## Data to process:
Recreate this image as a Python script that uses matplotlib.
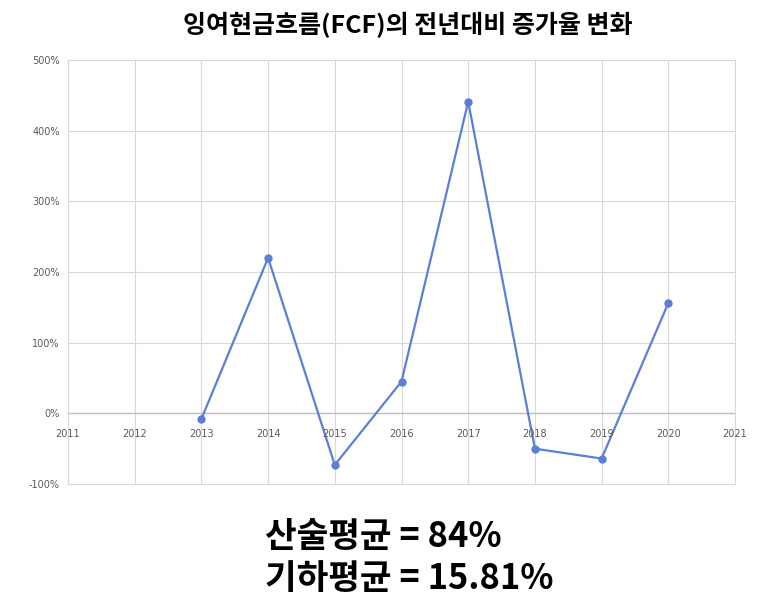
import matplotlib
matplotlib.use("Agg")
import matplotlib.pyplot as plt
import numpy as np

plt.rcParams['font.family'] = ['Noto Sans CJK KR', 'DejaVu Sans']

years_axis = [2011, 2012, 2013, 2014, 2015, 2016, 2017, 2018, 2019, 2020, 2021]
years = [2013, 2014, 2015, 2016, 2017, 2018, 2019, 2020]
growth = [-8, 220, -73, 45, 441, -50, -64, 156]
y_ticks = [-100, 0, 100, 200, 300, 400, 500]
title = "잉여현금흐름(FCF)의 전년대비 증가율 변화"
line1 = "산술평균 = 84%"
line2 = "기하평균 = 15.81%"

fig = plt.figure(figsize=(7.59, 6.05), dpi=100)
ax = fig.add_axes([68/759, 1 - 484/605, (735-68)/759, (484-60)/605])

ax.plot(years, growth, color='#5b7fd8', linewidth=1.6, marker='o', markersize=5, zorder=3)

ax.set_xlim(years_axis[0], years_axis[-1])
ax.set_ylim(y_ticks[0], y_ticks[-1])
ax.set_yticks(y_ticks)
ax.set_yticklabels([f"{v}%" for v in y_ticks], fontsize=7, color='#595959', family='DejaVu Sans')
ax.set_xticks(years_axis)
ax.set_xticklabels([])
ax.tick_params(length=0, pad=6)
ax.grid(True, color='#d9d9d9', linewidth=0.8)
for gl in ax.get_xgridlines() + ax.get_ygridlines():
    gl.set_clip_on(False)
ax.axhline(0, color='#bfbfbf', linewidth=1.0, zorder=2)
for s in ax.spines.values():
    s.set_visible(False)

for yr in years_axis:
    ax.annotate(str(yr), xy=(yr, 0), xycoords='data', xytext=(0, -15),
                textcoords='offset points', ha='center', va='center',
                fontsize=7, color='#595959', family='DejaVu Sans')

fig.text(408/759, 1 - 25/605, title, ha='center', va='center', fontsize=18, fontweight='bold', color='black')
fig.text(265/759, 1 - 536/605, line1, ha='left', va='center', fontsize=24.8, fontweight='bold', color='black')
fig.text(265/759, 1 - 578/605, line2, ha='left', va='center', fontsize=24.8, fontweight='bold', color='black')

fig.savefig('out.png', dpi=100, facecolor='white')
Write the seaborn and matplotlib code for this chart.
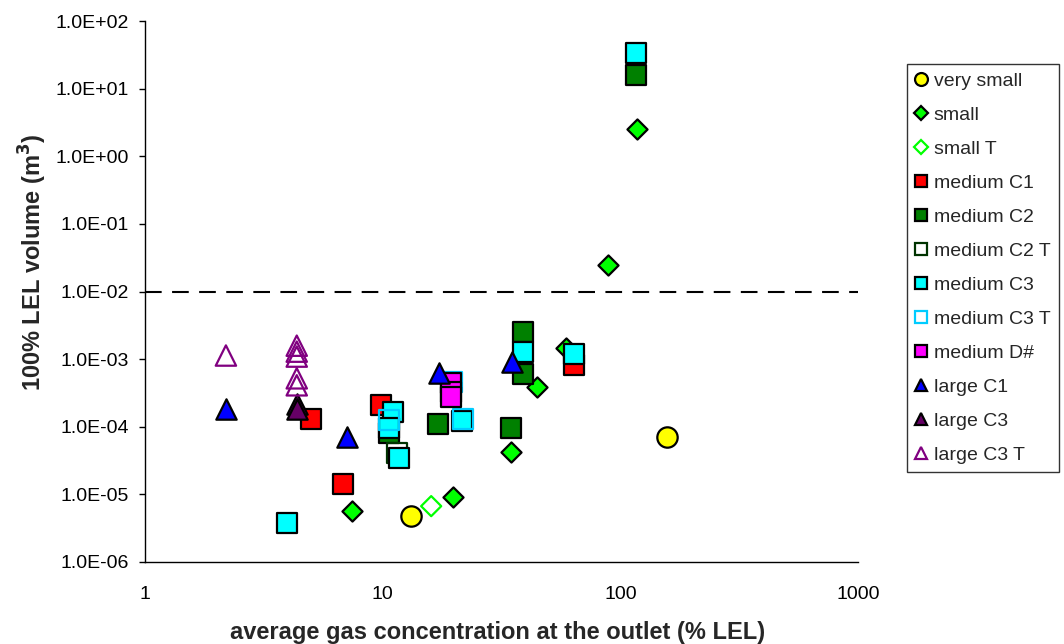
import matplotlib
matplotlib.use("Agg")
import matplotlib.pyplot as plt
from matplotlib.lines import Line2D
from matplotlib.ticker import FixedLocator, FuncFormatter, LogLocator, NullLocator
import numpy as np
import pandas as pd
import seaborn as sns

# ---- data: (x = average gas concentration at outlet, % LEL ; y = 100% LEL volume, m3)
very_small_x = [13.2, 157]
very_small_y = [4.8e-6, 7.0e-5]

small_x = [118, 88.5, 59, 44.6, 34.8, 19.8, 7.4]
small_y = [2.5, 2.45e-2, 1.45e-3, 3.85e-4, 4.2e-5, 9.1e-6, 5.6e-6]

small_t_x = [16.0]
small_t_y = [6.7e-6]

medium_c1_x = [64, 9.8, 5.0, 6.8]
medium_c1_y = [8.2e-4, 2.1e-4, 1.3e-4, 1.42e-5]

medium_c2_x = [116, 38.9, 38.9, 34.7, 17.1, 10.6]
medium_c2_y = [15.9, 2.5e-3, 6.0e-4, 9.5e-5, 1.1e-4, 8.0e-5]

medium_c2_t_x = [11.5]
medium_c2_t_y = [4.1e-5]

medium_c3_x = [116, 38.9, 63.8, 11.0, 10.6, 11.7, 21.6, 3.94]
medium_c3_y = [33.6, 1.27e-3, 1.2e-3, 1.64e-4, 9.5e-5, 3.4e-5, 1.2e-4, 3.75e-6]

medium_c3_t_x = [10.6, 21.8, 19.6]
medium_c3_t_y = [1.25e-4, 1.3e-4, 4.6e-4]

medium_d_x = [19.4, 19.4, 19.4]
medium_d_y = [4.4e-4, 3.3e-4, 2.8e-4]

large_c1_x = [2.19, 7.1, 17.3, 35.0]
large_c1_y = [1.85e-4, 7.0e-5, 6.3e-4, 9.0e-4]

large_c3_x = [4.35, 4.35]
large_c3_y = [2.2e-4, 1.85e-4]

large_c3_t_x = [2.19, 4.35, 4.35, 4.35, 4.35, 4.35]
large_c3_t_y = [1.13e-3, 1.58e-3, 1.29e-3, 1.09e-3, 5.2e-4, 4.1e-4]

threshold = 1e-2

x_ticks = [1, 10, 100, 1000]
y_ticks = [1e-6, 1e-5, 1e-4, 1e-3, 1e-2, 1e-1, 1e0, 1e1, 1e2]

# series: label, x, y, marker, face, edge, open
series = [
    ("very small", very_small_x, very_small_y, "o", "#FFFF00", "black", False),
    ("small", small_x, small_y, "D", "#00FF00", "black", False),
    ("small T", small_t_x, small_t_y, "D", "#00FF00", "#00FF00", True),
    ("medium C1", medium_c1_x, medium_c1_y, "s", "#FF0000", "black", False),
    ("medium C2", medium_c2_x, medium_c2_y, "s", "#008000", "black", False),
    ("medium C2 T", medium_c2_t_x, medium_c2_t_y, "s", "#003300", "#003300", True),
    ("medium C3", medium_c3_x, medium_c3_y, "s", "#00FFFF", "black", False),
    ("medium C3 T", medium_c3_t_x, medium_c3_t_y, "s", "#00CCFF", "#00CCFF", True),
    ("medium D#", medium_d_x, medium_d_y, "s", "#FF00FF", "black", False),
    ("large C1", large_c1_x, large_c1_y, "^", "#0000FF", "black", False),
    ("large C3", large_c3_x, large_c3_y, "^", "#660066", "black", False),
    ("large C3 T", large_c3_t_x, large_c3_t_y, "^", "#800080", "#800080", True),
]

sizes = {"o": 215, "s": 205, "D": 105, "^": 215}

sns.set_style("white")
plt.rcParams["font.family"] = ["Liberation Sans", "DejaVu Sans"]

fig = plt.figure(figsize=(10.64, 6.44), dpi=100)
ax = fig.add_axes([145 / 1064, 1 - 562 / 644, (858 - 145) / 1064, (562 - 21) / 644])

handles = []
for i, (label, xs, ys, marker, face, edge, is_open) in enumerate(series):
    df = pd.DataFrame({"x": xs, "y": ys})
    sns.scatterplot(data=df, x="x", y="y", marker=marker, s=sizes[marker],
                    color=face, edgecolor=edge, linewidth=1.6, ax=ax,
                    legend=False, zorder=3 + i)
    coll = ax.collections[-1]
    if is_open:
        coll.set_facecolor("none")
    coll.set_edgecolor(edge)
    handles.append(Line2D([], [], linestyle="none", marker=marker,
                          markersize=(9.3 if marker != "D" else 6.8),
                          markerfacecolor=("none" if is_open else face),
                          markeredgecolor=edge, markeredgewidth=1.6,
                          label=label))

ax.axhline(threshold, color="black", linewidth=1.5, dashes=(8, 5), zorder=2)

ax.set_xscale("log")
ax.set_yscale("log")
ax.set_xlim(1, 1000)
ax.set_ylim(1e-6, 1e2)

ax.xaxis.set_major_locator(FixedLocator(x_ticks))
ax.xaxis.set_major_formatter(FuncFormatter(lambda v, p: f"{v:g}"))
ax.xaxis.set_minor_locator(LogLocator(base=10, subs=np.arange(2, 10)))
ax.yaxis.set_major_locator(FixedLocator(y_ticks))
ax.yaxis.set_major_formatter(FuncFormatter(lambda v, p: f"{v:.1E}"))
ax.yaxis.set_minor_locator(NullLocator())

for side in ("top", "right"):
    ax.spines[side].set_visible(False)
for side in ("left", "bottom"):
    ax.spines[side].set_color("black")
    ax.spines[side].set_linewidth(1.0)

ax.tick_params(axis="x", which="major", direction="in", length=6, width=1,
               labelsize=14, pad=17, colors="black")
ax.tick_params(axis="x", which="minor", direction="in", length=3.5, width=1,
               colors="black")
ax.tick_params(axis="y", which="major", direction="out", length=4.3, width=1,
               labelsize=14, pad=7, colors="black", left=True)

ax.set_xlabel("average gas concentration at the outlet (% LEL)",
              fontsize=17, fontweight="bold", va="center")
ax.xaxis.set_label_coords(0.495, -(632 - 562) / 541)
ax.set_ylabel("100% LEL volume (m$^{\\mathbf{3}}$)", fontsize=17,
              fontweight="bold", va="center")
ax.yaxis.set_label_coords(-(145 - 33) / 713, (562 - 262) / 541)

leg = fig.legend(handles=handles, loc="upper left",
                 bbox_to_anchor=(907 / 1064, 1 - 64 / 644),
                 fontsize=14, frameon=True, fancybox=False, edgecolor="black",
                 handlelength=0.65, handletextpad=0.3, labelspacing=0.845,
                 borderpad=0.42, borderaxespad=0.0)
leg.get_frame().set_linewidth(1.0)

fig.savefig("out.png", dpi=100, facecolor="white")
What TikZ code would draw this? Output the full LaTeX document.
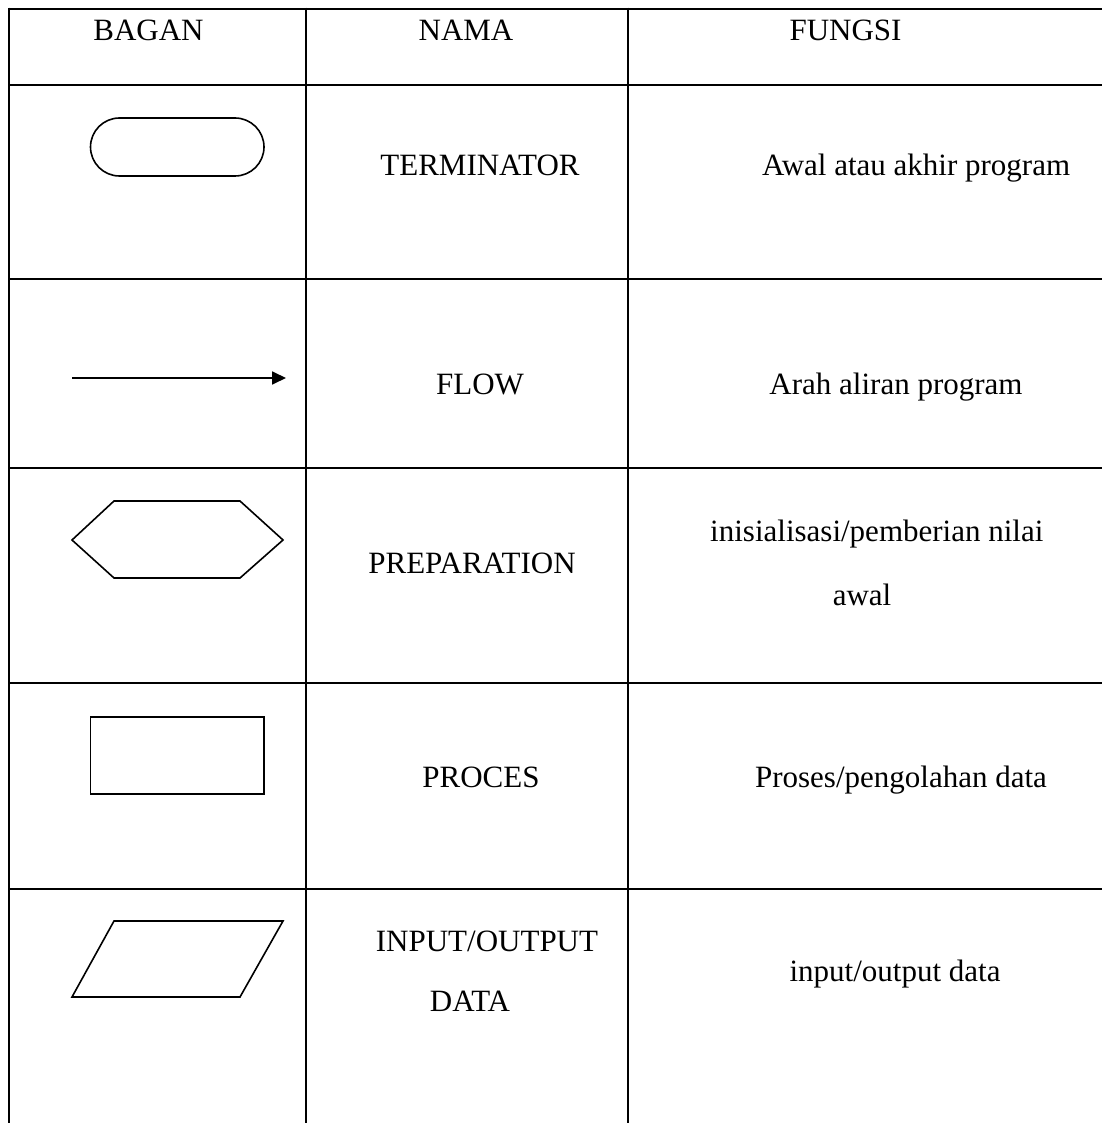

## Description of the task:
Skip all pictures and retype only the stretch from the line that holds "Write the seaborn" through the line that holds "import seaborn as sns", exactly as written.

## Response:
Write the seaborn and matplotlib code for this chart.
import matplotlib
matplotlib.use("Agg")
import matplotlib.pyplot as plt
from matplotlib.lines import Line2D
from matplotlib.ticker import FixedLocator, FuncFormatter, LogLocator, NullLocator
import numpy as np
import pandas as pd
import seaborn as sns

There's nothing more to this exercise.